(begin)
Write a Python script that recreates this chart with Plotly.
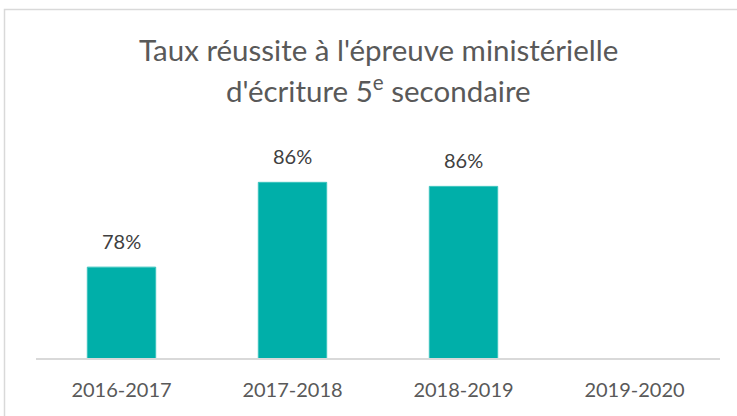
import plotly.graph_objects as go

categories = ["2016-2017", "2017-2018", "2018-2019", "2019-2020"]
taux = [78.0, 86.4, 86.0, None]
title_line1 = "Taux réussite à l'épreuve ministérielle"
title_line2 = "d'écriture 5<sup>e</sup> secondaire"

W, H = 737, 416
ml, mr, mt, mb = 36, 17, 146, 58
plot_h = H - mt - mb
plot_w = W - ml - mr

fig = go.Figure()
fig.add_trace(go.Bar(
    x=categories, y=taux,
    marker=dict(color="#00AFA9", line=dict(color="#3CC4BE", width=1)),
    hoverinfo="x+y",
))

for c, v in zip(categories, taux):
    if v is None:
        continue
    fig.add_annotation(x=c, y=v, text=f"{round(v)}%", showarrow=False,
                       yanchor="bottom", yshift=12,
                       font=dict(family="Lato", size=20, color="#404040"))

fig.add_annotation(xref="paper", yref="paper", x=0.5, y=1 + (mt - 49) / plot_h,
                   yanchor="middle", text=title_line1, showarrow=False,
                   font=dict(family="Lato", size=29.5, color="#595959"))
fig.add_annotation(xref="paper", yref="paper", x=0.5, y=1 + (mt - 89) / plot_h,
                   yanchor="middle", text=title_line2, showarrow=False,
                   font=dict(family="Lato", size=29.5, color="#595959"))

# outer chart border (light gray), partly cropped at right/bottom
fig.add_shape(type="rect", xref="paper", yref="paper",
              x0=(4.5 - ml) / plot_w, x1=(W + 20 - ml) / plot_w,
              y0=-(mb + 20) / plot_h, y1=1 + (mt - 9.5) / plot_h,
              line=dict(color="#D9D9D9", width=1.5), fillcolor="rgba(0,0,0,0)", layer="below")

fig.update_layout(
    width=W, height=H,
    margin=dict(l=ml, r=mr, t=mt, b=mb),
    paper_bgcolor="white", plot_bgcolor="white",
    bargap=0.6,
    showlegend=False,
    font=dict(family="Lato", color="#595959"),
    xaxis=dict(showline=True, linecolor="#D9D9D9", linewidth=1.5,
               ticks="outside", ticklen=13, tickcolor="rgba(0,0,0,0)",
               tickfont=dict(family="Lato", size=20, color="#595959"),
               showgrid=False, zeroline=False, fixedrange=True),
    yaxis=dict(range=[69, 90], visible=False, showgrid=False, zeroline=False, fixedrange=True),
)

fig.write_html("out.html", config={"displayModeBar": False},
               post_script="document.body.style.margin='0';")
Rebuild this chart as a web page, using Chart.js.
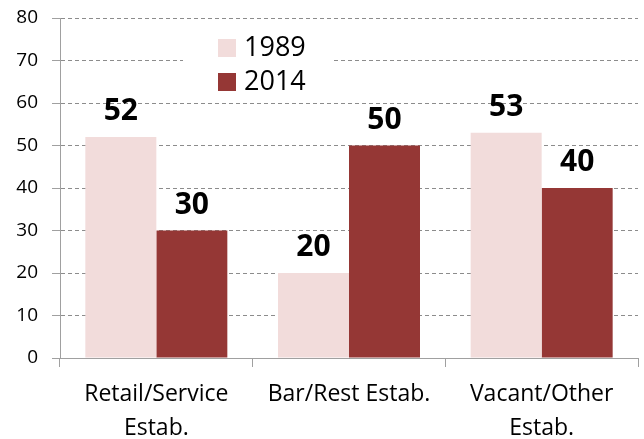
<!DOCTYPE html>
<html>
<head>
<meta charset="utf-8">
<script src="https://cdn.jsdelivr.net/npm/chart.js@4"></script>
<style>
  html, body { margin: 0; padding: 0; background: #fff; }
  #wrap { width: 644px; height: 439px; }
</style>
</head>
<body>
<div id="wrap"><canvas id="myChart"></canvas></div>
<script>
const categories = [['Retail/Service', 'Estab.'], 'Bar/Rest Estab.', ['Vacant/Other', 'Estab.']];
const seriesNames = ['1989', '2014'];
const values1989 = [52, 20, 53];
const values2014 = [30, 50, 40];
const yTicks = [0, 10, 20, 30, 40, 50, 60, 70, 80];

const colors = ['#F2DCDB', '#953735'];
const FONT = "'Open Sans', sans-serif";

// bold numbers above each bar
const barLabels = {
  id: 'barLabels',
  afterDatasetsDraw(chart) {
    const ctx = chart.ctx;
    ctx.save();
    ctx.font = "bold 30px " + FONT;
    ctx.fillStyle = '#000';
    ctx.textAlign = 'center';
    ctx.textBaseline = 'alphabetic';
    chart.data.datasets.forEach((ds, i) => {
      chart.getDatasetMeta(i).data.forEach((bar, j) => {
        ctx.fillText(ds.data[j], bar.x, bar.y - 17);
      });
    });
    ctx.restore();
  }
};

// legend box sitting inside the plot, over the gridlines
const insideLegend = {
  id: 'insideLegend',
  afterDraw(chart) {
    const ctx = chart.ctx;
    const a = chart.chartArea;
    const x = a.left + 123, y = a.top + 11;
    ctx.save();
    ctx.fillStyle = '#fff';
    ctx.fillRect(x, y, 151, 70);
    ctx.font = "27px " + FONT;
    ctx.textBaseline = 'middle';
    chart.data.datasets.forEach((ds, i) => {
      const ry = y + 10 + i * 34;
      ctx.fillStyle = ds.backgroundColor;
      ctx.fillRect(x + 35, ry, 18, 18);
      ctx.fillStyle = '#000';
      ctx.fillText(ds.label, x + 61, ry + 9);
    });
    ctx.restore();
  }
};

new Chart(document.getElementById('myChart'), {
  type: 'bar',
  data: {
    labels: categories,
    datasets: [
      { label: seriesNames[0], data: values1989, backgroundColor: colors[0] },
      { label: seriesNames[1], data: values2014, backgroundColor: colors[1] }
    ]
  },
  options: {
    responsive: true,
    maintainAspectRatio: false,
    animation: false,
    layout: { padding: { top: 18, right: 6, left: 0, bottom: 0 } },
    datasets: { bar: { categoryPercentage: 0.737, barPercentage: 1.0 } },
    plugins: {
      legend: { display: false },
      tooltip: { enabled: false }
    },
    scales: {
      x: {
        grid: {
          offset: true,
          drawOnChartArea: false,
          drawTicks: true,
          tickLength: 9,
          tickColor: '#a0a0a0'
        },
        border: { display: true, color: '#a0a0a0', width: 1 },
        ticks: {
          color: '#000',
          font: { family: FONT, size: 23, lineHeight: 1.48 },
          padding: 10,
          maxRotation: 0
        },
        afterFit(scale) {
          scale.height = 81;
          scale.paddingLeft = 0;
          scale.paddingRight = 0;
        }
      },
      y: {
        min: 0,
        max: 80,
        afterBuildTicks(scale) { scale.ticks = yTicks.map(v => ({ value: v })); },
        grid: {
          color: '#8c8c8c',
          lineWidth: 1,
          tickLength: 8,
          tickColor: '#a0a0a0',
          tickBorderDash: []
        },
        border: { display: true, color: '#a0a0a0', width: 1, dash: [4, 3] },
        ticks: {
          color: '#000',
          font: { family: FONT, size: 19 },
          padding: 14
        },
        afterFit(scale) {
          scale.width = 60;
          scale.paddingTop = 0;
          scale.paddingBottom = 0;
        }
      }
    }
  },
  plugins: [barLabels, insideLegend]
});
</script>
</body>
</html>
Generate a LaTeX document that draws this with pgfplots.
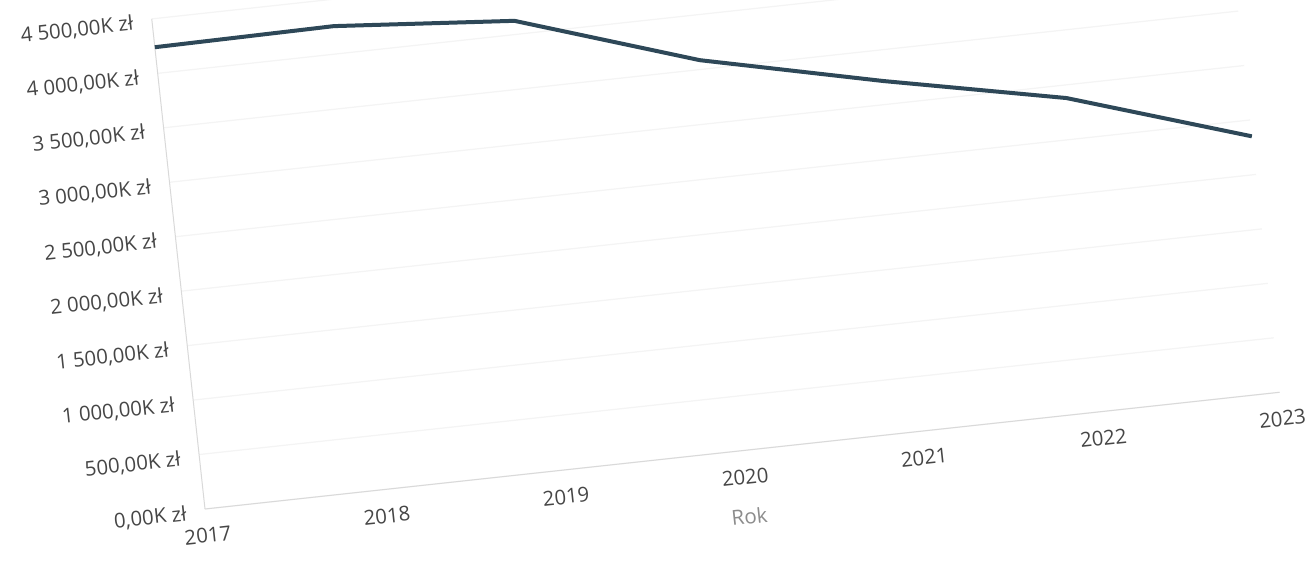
(end)
Begin with the first line of the records and repeat every line up to the one with "plot_w = W - ml - mr", counting that line too. Pictures are not part of the copy.

## The completed task
Write a Python script that recreates this chart with Plotly.
import plotly.graph_objects as go

categories = ["2016-2017", "2017-2018", "2018-2019", "2019-2020"]
taux = [78.0, 86.4, 86.0, None]
title_line1 = "Taux réussite à l'épreuve ministérielle"
title_line2 = "d'écriture 5<sup>e</sup> secondaire"

W, H = 737, 416
ml, mr, mt, mb = 36, 17, 146, 58
plot_h = H - mt - mb
plot_w = W - ml - mr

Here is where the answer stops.